Downey Jr. has always been an extravagantly talented actor—but he was undisciplined, partly due to his well-documented personal problems and partly due to the fact that he was, well, young. But this seasoned Downey Jr. is in full command of his gifts—and what's more, he's sexier than ever. (Did I just write that out loud?). Casting Downey Jr. as Sherlock Holmes? Yes, please!
So for its brilliant casting alone, I have to praise Guy Ritchie's Sherlock Holmes, even if I agree with those who feel that Ritchie strayed way too far from Arthur Conan Doyle's vision of the character (a Holmes who's kicking butt and taking names? gimme a break.) But the script—doctored by no less than five writers—at least gives Downey Jr. a chance to shine. He makes snappy one-liners, is sharply observant, and amusingly misanthropic—just like the real Holmes.
And like all great actors, Downey Jr. seems to raise the game of those around him. Jude Law, as an exasperated but loyal Watson, hasn't been this appealing in years. And Rachel McAdams, last seen moping around with Eric Bana in the turgid The Time Travelers Wife, has gotten back her mojo playing the con-artist object of Holmes' affection.

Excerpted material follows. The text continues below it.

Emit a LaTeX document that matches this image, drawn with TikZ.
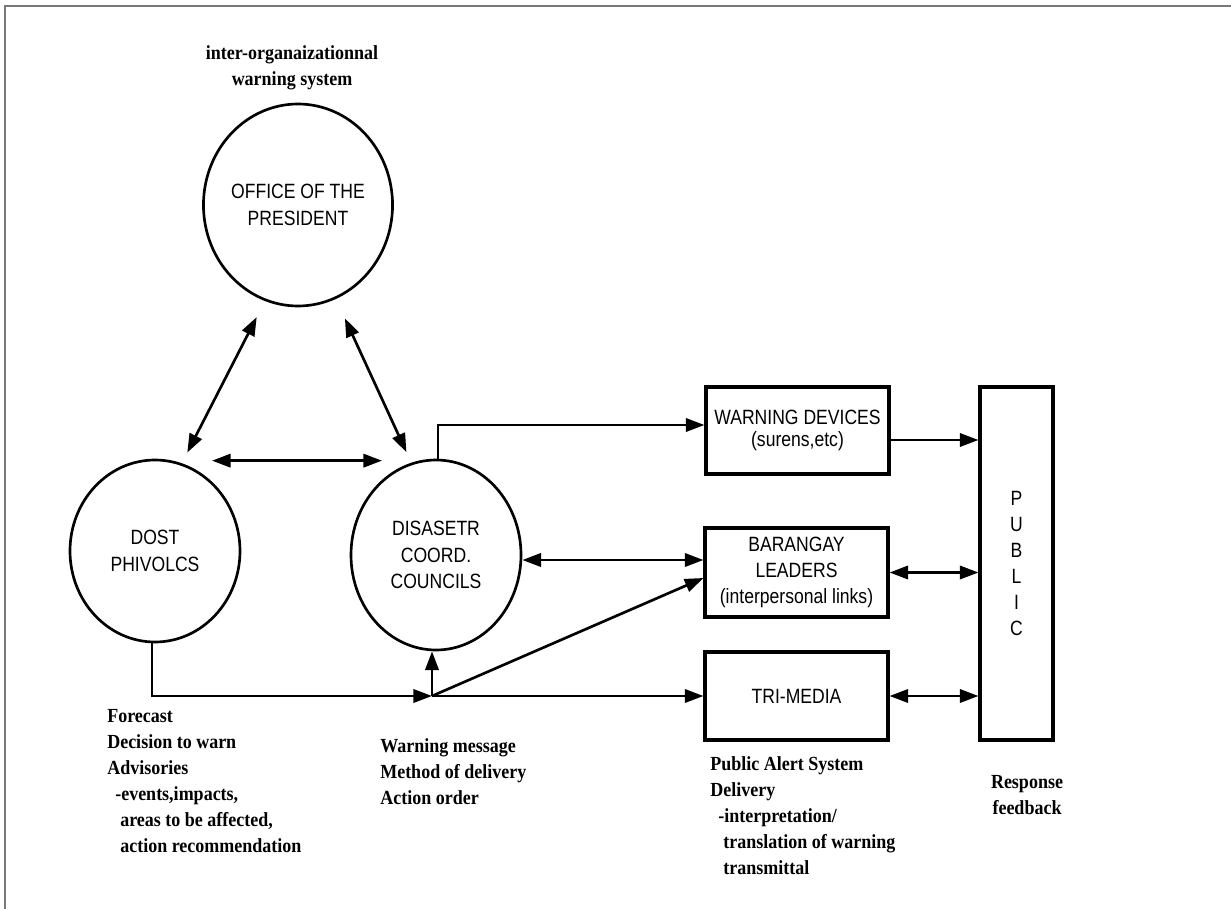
\documentclass[tikz,border=0pt]{standalone}
\usepackage{fontspec}
\setmainfont{Liberation Serif}[FakeStretch=0.9]
\newfontfamily\gothfont{Liberation Sans}[FakeStretch=0.85]
\usetikzlibrary{arrows.meta,shapes.geometric,calc}

\begin{document}
\begin{tikzpicture}[x=0.75pt,y=0.75pt,yscale=-1,xscale=1,
	every node/.style={inner sep=0pt},
	org/.style={draw,ellipse,line width=2pt,minimum width=127.5pt,align=center,font=\gothfont\fontsize{15.5pt}{20pt}\selectfont},
	unit/.style={draw,rectangle,line width=2.3pt,minimum width=137.25pt,align=center,font=\gothfont\fontsize{15.5pt}{19.5pt}\selectfont},
	note/.style={anchor=base west,align=left,font=\bfseries\fontsize{15pt}{19.5pt}\selectfont},
	arr/.style={line width=2pt,-{Triangle[length=14pt,width=10pt]}},
	dbl/.style={line width=2pt,{Triangle[length=14pt,width=10pt]}-{Triangle[length=14pt,width=10pt]}}]
			\useasboundingbox (0,0) rectangle (1231,909);
			%Straight Lines: page frame
			\draw [color={rgb, 255:red, 120; green, 120; blue, 120}, line width=1pt] (5,909) -- (5,6) -- (1231,6) ;
			
			%Shape: Ellipse
			\node [org, minimum height=151.5pt] (pres) at (298,205) {OFFICE OF THE\\PRESIDENT};
			%Shape: Ellipse
			\node [org, minimum height=136.5pt] (dost) at (155,551) {DOST\\PHIVOLCS};
			%Shape: Ellipse
			\node [org, minimum height=142.5pt] (dis) at (436,555) {DISASETR\\COORD.\\COUNCILS};
			
			%Shape: Rectangle
			\node [unit, minimum height=65.25pt, font=\gothfont\fontsize{15.5pt}{17pt}\selectfont] (warn) at (797.5,430.5) {WARNING DEVICES\\(surens,etc)};
			%Shape: Rectangle
			\node [unit, minimum height=66.75pt] (bar) at (796.5,572.5) {BARANGAY\\LEADERS\\(interpersonal links)};
			%Shape: Rectangle
			\node [unit, minimum height=66pt] (tri) at (796.5,696) {TRI-MEDIA};
			%Shape: Rectangle
			\node [unit, minimum width=54.75pt, minimum height=264.75pt] (public) at (1016.5,563.5) {P\\U\\B\\L\\I\\C};
			
			\coordinate (junc) at (432,696);
			\coordinate (wout) at ($(warn.east)+(0,9.5)$);
			\coordinate (dout) at ($(dis.east)+(0,5)$);
			
			%Straight Lines
			\draw [dbl, shorten <=13.5pt, shorten >=9pt] (pres.251) -- (dost.73) ;
			\draw [dbl, shorten <=16pt, shorten >=8.7pt] (pres.292) -- (dis.105) ;
			\draw [dbl] ($(dost.north)+(57,2)$) -- ($(dis.north)+(-54,2)$) ;
			\draw [arr] ($(dis.north)+(2,0)$) |- ($(warn.west)+(0,-5.5)$) ;
			\draw [arr] (wout) -- (wout -| public.west) ;
			\draw [dbl] (dout) -- (dout -| bar.west) ;
			\draw [dbl] (bar.east) -- (bar.east -| public.west) ;
			\draw [dbl] (tri.east) -- (tri.east -| public.west) ;
			\draw [arr] ($(dost.south)+(-3,0)$) |- (junc) ;
			\draw [arr] (junc) -- (junc |- dis.south) ;
			\draw [arr] (junc) -- ($(bar.west)+(0,5.5)$) ;
			\draw [arr] (junc) -- (tri.west) ;
			
			% Text Node (base = last line)
			\node [note, anchor=base, align=center] (title) at (292,86) {inter-organaizationnal\\warning system};
			% Text Node
			\node [note] (dostnote) at (107,852) {Forecast\\Decision to warn\\Advisories\\\hspace*{6pt}-events,impacts,\\\hspace*{9.75pt}areas to be affected,\\\hspace*{9.75pt}action recommendation};
			% Text Node
			\node [note] (disnote) at (380,804) {Warning message\\Method of delivery\\Action order};
			% Text Node
			\node [note] (trinote) at (710,874) {Public Alert System\\Delivery\\\hspace*{6pt}-interpretation/\\\hspace*{9.75pt}translation of warning\\\hspace*{9.75pt}transmittal};
			% Text Node
			\node [note, anchor=base, align=center] (pubnote) at (1027,814) {Response\\feedback};
		\end{tikzpicture}
\end{document}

The story is pure hokum—it seems that Ritchie isn't just content to make Holmes a pugilist, he wants to borrow from the Dan Brown playbook, too. In this version, Holmes is following a secret sect of powerful men who practice black magic. Things explode and come crashing out of windows, many axes and swords are wielded, and there's lots of Da Vinci Code-style chanting and symbology. It's silly, but it will bring the brilliance of Sherlock Holmes to a whole new generation—sort of.
It's a shame. If any actor could make a character who relied solely on his intellect a hero to the young, it's Downey Jr. Too bad Ritchie didn't give him the chance.